→ PROBLEM TO SOLVE: Check each line of the data for "matplotlib" and select those that have it.

→ ITEMS:
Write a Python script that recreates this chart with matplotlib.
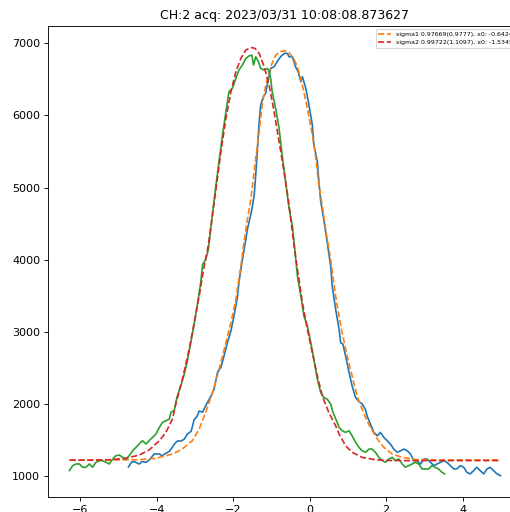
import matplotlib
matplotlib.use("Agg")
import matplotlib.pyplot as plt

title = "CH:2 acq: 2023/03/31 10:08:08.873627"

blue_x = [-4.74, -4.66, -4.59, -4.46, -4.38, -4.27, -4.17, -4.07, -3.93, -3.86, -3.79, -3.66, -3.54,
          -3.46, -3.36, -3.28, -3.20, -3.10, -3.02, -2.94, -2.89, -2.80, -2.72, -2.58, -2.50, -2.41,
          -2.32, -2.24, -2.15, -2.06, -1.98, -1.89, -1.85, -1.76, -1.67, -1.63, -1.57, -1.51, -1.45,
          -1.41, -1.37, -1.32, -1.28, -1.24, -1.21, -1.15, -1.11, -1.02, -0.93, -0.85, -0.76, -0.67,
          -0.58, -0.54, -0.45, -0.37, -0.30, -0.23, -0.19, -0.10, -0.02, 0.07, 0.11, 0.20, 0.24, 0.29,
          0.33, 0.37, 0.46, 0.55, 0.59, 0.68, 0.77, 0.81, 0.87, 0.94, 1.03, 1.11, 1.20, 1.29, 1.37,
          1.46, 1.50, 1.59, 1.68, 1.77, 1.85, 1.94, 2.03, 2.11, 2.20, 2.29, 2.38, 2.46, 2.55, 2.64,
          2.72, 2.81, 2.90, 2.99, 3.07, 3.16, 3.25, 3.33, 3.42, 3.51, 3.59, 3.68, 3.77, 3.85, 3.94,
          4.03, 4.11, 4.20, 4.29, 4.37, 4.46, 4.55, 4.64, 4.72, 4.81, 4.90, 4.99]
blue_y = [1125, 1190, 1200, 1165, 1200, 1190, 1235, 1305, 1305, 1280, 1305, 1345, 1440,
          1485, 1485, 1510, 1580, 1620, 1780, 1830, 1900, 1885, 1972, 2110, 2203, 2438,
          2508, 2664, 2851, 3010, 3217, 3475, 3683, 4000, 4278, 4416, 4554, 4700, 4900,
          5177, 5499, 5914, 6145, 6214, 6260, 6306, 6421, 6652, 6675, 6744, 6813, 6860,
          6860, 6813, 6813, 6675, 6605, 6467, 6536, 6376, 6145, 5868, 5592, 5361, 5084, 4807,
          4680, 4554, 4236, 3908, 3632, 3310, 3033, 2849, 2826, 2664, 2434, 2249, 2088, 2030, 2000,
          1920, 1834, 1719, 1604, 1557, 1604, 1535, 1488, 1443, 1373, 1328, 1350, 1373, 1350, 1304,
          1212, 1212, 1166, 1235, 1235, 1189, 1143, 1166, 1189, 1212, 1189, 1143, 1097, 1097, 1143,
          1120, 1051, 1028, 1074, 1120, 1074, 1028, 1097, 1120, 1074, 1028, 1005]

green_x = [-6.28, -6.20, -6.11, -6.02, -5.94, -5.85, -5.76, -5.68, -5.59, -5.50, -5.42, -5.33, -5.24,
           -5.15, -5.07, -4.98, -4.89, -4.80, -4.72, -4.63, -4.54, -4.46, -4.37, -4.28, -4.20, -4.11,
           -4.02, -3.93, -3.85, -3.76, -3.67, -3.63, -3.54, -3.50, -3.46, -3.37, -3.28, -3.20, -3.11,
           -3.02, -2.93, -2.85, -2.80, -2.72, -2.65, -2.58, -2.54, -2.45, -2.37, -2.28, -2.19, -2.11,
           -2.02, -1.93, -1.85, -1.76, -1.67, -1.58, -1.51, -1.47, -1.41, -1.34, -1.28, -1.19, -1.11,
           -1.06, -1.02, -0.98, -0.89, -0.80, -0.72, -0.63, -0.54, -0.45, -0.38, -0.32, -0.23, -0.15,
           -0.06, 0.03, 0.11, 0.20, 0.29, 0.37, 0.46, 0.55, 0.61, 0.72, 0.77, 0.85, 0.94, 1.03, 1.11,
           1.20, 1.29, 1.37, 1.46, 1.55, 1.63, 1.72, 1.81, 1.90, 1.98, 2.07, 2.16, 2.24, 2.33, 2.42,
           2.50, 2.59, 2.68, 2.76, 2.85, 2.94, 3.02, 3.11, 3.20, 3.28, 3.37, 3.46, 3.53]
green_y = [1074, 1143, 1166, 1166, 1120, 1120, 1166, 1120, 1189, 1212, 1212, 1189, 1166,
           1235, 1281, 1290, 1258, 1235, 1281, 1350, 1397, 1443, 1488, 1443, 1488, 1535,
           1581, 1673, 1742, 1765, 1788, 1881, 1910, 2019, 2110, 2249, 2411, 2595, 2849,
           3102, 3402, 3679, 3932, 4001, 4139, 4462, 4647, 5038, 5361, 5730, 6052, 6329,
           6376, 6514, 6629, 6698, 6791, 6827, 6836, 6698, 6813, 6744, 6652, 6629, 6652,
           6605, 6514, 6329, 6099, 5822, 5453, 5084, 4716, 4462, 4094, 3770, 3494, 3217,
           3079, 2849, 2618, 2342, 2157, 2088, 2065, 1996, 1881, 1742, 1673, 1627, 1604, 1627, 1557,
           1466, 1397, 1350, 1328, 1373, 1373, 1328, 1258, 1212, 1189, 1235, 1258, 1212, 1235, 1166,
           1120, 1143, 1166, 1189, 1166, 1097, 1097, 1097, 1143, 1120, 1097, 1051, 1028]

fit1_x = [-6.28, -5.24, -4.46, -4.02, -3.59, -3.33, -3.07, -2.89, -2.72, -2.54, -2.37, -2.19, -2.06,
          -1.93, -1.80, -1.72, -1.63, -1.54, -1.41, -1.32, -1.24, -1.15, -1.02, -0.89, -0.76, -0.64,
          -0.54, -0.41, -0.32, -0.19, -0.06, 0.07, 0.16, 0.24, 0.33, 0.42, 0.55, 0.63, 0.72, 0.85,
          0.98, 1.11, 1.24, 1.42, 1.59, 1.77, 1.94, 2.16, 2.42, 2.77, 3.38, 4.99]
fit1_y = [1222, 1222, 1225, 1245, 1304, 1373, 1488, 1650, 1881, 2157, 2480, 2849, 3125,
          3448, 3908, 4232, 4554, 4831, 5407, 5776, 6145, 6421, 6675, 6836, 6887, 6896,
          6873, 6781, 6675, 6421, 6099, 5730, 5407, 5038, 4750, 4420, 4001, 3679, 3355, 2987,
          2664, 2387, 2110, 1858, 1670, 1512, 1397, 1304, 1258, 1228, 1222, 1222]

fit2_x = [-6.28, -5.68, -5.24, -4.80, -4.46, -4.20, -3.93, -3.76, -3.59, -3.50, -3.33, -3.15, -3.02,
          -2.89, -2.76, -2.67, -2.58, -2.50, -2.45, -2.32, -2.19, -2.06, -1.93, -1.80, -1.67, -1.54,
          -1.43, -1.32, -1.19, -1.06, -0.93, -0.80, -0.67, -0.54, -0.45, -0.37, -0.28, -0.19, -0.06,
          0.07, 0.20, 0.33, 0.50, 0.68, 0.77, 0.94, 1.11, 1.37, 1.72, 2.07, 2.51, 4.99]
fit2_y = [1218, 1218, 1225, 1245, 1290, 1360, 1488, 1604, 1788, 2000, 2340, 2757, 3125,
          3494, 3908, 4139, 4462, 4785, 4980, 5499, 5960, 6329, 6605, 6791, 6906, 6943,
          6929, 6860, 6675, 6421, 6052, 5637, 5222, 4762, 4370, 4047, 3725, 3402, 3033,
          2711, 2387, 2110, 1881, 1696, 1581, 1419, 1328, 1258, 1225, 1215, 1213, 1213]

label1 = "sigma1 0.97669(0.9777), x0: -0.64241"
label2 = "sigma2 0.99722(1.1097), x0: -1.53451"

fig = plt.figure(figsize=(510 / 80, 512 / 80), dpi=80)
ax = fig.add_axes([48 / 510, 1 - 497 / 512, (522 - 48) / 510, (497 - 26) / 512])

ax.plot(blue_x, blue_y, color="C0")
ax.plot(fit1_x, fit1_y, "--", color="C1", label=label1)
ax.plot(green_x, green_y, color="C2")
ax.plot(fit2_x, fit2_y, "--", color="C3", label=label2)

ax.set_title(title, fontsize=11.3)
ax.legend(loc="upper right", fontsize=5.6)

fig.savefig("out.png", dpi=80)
---
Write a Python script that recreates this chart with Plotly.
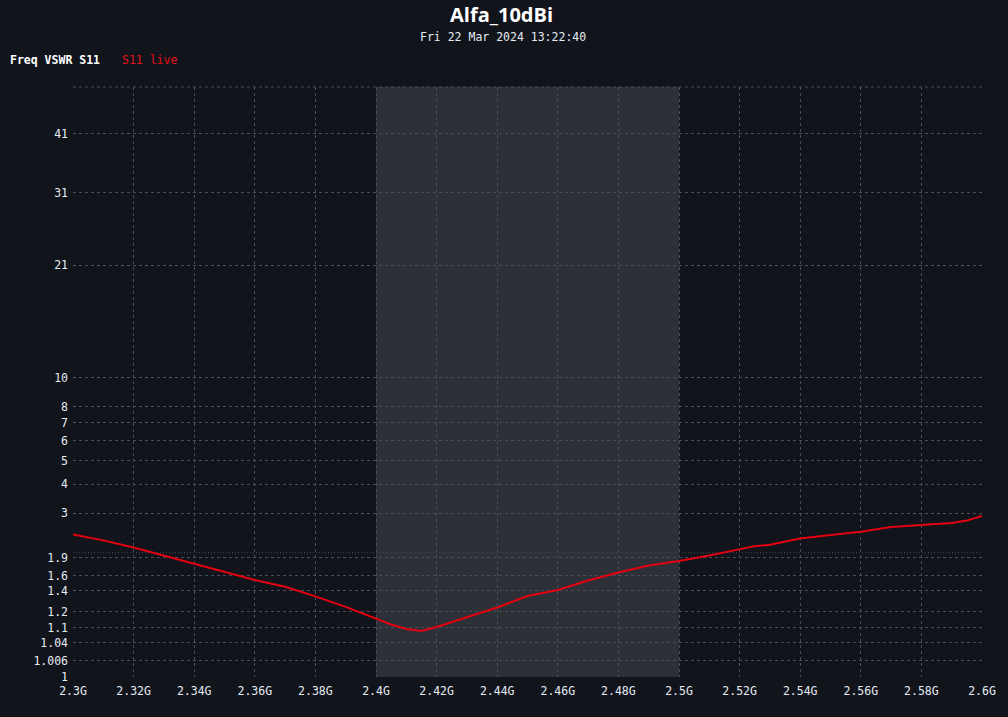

→ OUTPUT OF THE TASK:
Write a Python script that recreates this chart with matplotlib.
import matplotlib
matplotlib.use("Agg")
import matplotlib.pyplot as plt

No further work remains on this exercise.